Wie sich die beiden Produktionsfaktoren Kapital und Arbeit im Verhältnis zueinander entwickelt haben, zeigt die Kapitalintensität. Die volkswirtschaftliche Kennziffer Kapitalintensität gibt das Verhältnis zwischen Kapitalstock und Zahl der Erwerbstätigen an und misst damit den durchschnittlichen Kapitaleinsatz je Erwerbstätigen.
Die Kapitalproduktivität (englisch capital output ratio) ist in der Volkswirtschaftslehre eine volkswirtschaftliche Kennzahl, welches das Verhältnis zwischen Bruttoinlandsprodukt bzw. Bruttowertschöpfung und Kapitalstock anzeigt.
Die Darstellung des Kapitalstocks als jahresdurchschnittliches Bruttoanlagevermögen in Preisen eines Basisjahres ist in der bisherigen Form seit der VGR-Revision 2011 nicht mehr möglich. Als Indikator für die Entwicklung des Kapitalstocks dient der Kettenindex für das preisbereinigte Bruttoanlagevermögen.

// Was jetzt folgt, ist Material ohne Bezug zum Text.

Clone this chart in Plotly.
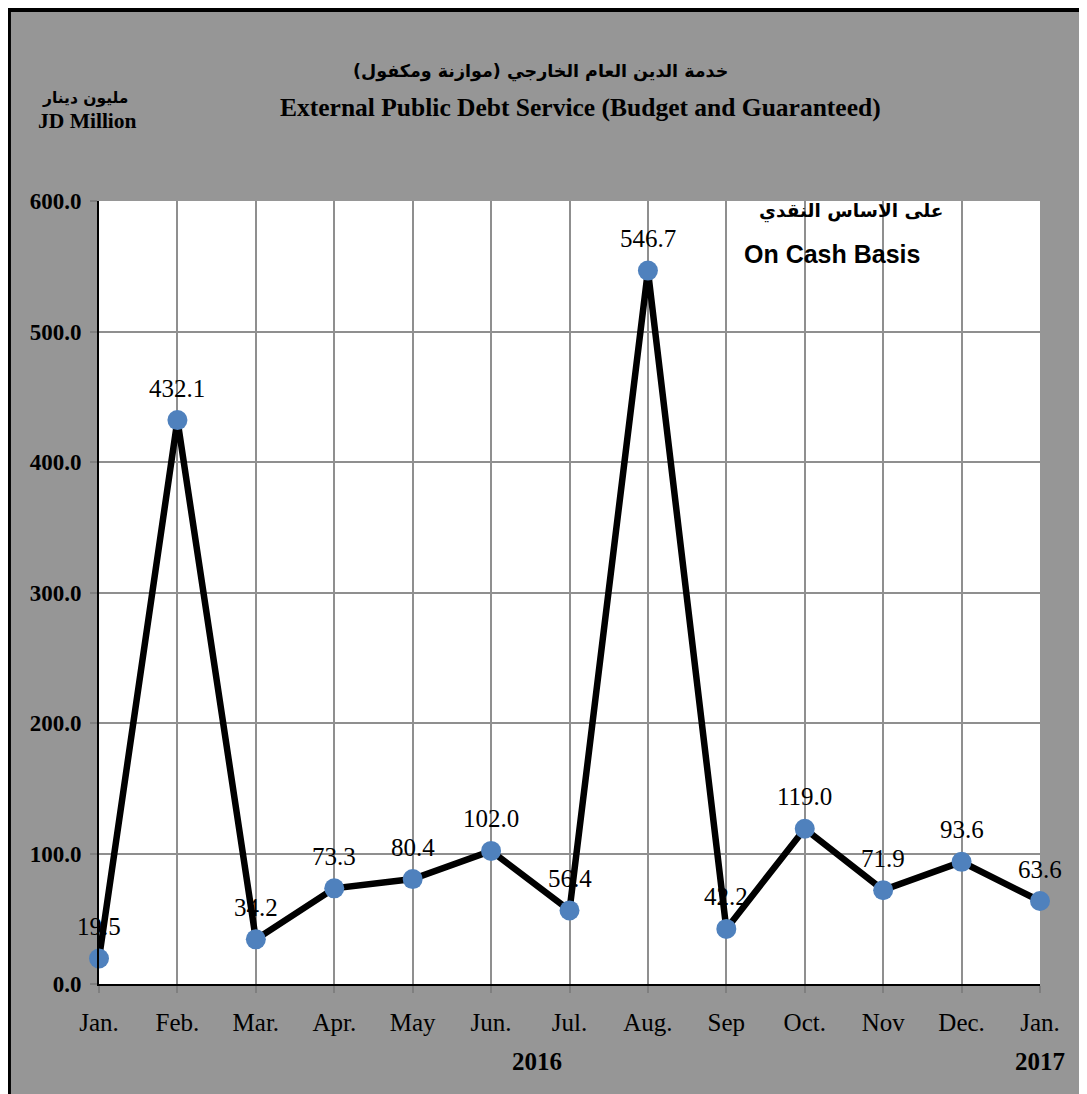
import plotly.graph_objects as go

months = ["Jan.", "Feb.", "Mar.", "Apr.", "May", "Jun.", "Jul.", "Aug.", "Sep", "Oct.", "Nov", "Dec.", "Jan."]
values = [19.5, 432.1, 34.2, 73.3, 80.4, 102.0, 56.4, 546.7, 42.2, 119.0, 71.9, 93.6, 63.6]
y_ticks = [0, 100, 200, 300, 400, 500, 600]
y_tick_labels = ["0.0", "100.0", "200.0", "300.0", "400.0", "500.0", "600.0"]

x_pos = list(range(len(months)))
SERIF = "Liberation Serif, Times New Roman, DejaVu Serif"
ARABIC = "DejaVu Sans, Arial"

fig = go.Figure()
fig.add_trace(go.Scatter(
    x=x_pos, y=values, mode="lines+markers",
    line=dict(color="black", width=6.5),
    marker=dict(color="#4F81BD", size=20, line=dict(width=0)),
    hoverinfo="skip", showlegend=False, cliponaxis=False,
))

annotations = []
for xi, v in zip(x_pos, values):
    annotations.append(dict(
        x=xi, y=v, xref="x", yref="y", text=f"{v:.1f}", showarrow=False,
        yshift=32, font=dict(family=SERIF, size=25, color="black"),
    ))

def pa(text, x, y, size, family, bold=False, xanchor="center"):
    annotations.append(dict(
        x=x, y=y, xref="paper", yref="paper", text=f"<b>{text}</b>" if bold else text,
        showarrow=False, xanchor=xanchor, yanchor="middle",
        font=dict(family=family, size=size, color="black"),
    ))

pa("خدمة الدين العام الخارجي (موازنة ومكفول)", 0.4687, 1.1648, 17.5, ARABIC, True)
pa("External Public Debt Service (Budget and Guaranteed)", 0.5122, 1.1188, 25.5, SERIF, True)
pa("مليون دينار", -0.0149, 1.1315, 15.5, ARABIC, True)
pa("JD Million", -0.0117, 1.1022, 21.5, SERIF, True)
pa("على الاساس النقدي", 0.899, 0.986, 18.5, ARABIC, True, xanchor="right")
pa("On Cash Basis", 0.779, 0.932, 25, "Liberation Sans, Arial", True)
pa("2016", 0.4655, -0.0996, 25, SERIF, True)
pa("2017", 1.0, -0.0996, 25, SERIF, True)

fig.update_layout(
    width=1079, height=1086,
    margin=dict(l=91, r=47, t=193, b=110),
    paper_bgcolor="#969696", plot_bgcolor="white",
    annotations=annotations,
    shapes=[dict(type="rect", xref="paper", yref="paper",
                 x0=-0.0957, x1=1.3, y0=-0.3, y1=1.2439,
                 line=dict(color="black", width=4), layer="below")],
    xaxis=dict(
        range=[0, 12], tickvals=x_pos, ticktext=months,
        showgrid=True, gridcolor="#8f8f8f", gridwidth=2,
        showline=True, linecolor="black", linewidth=2,
        ticks="outside", ticklen=7, tickcolor="#7f7f7f", tickwidth=2,
        ticklabelstandoff=8,
        tickfont=dict(family=SERIF, size=25, color="black"),
        zeroline=False, fixedrange=True,
    ),
    yaxis=dict(
        range=[0, 600], tickvals=y_ticks, ticktext=[f"<b>{t}</b>" for t in y_tick_labels],
        showgrid=True, gridcolor="#8f8f8f", gridwidth=2,
        showline=True, linecolor="black", linewidth=2,
        ticks="outside", ticklen=7, tickcolor="#7f7f7f", tickwidth=2,
        ticklabelstandoff=4,
        tickfont=dict(family=SERIF, size=23, color="black"),
        zeroline=False, fixedrange=True,
    ),
)

fig.write_html("out.html")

Im Vergleich zum BIP bleiben in der Triade die Brutto- und Nettoanlageinvestitionen eher im Zeitablauf zurück vor allem in Japan und BRD. In den USA dagegen ist lediglich bei den Nettoanlageinvestitionen ein leichter Abwärtstrend der Nettoinvestitionsquote zu beobachten.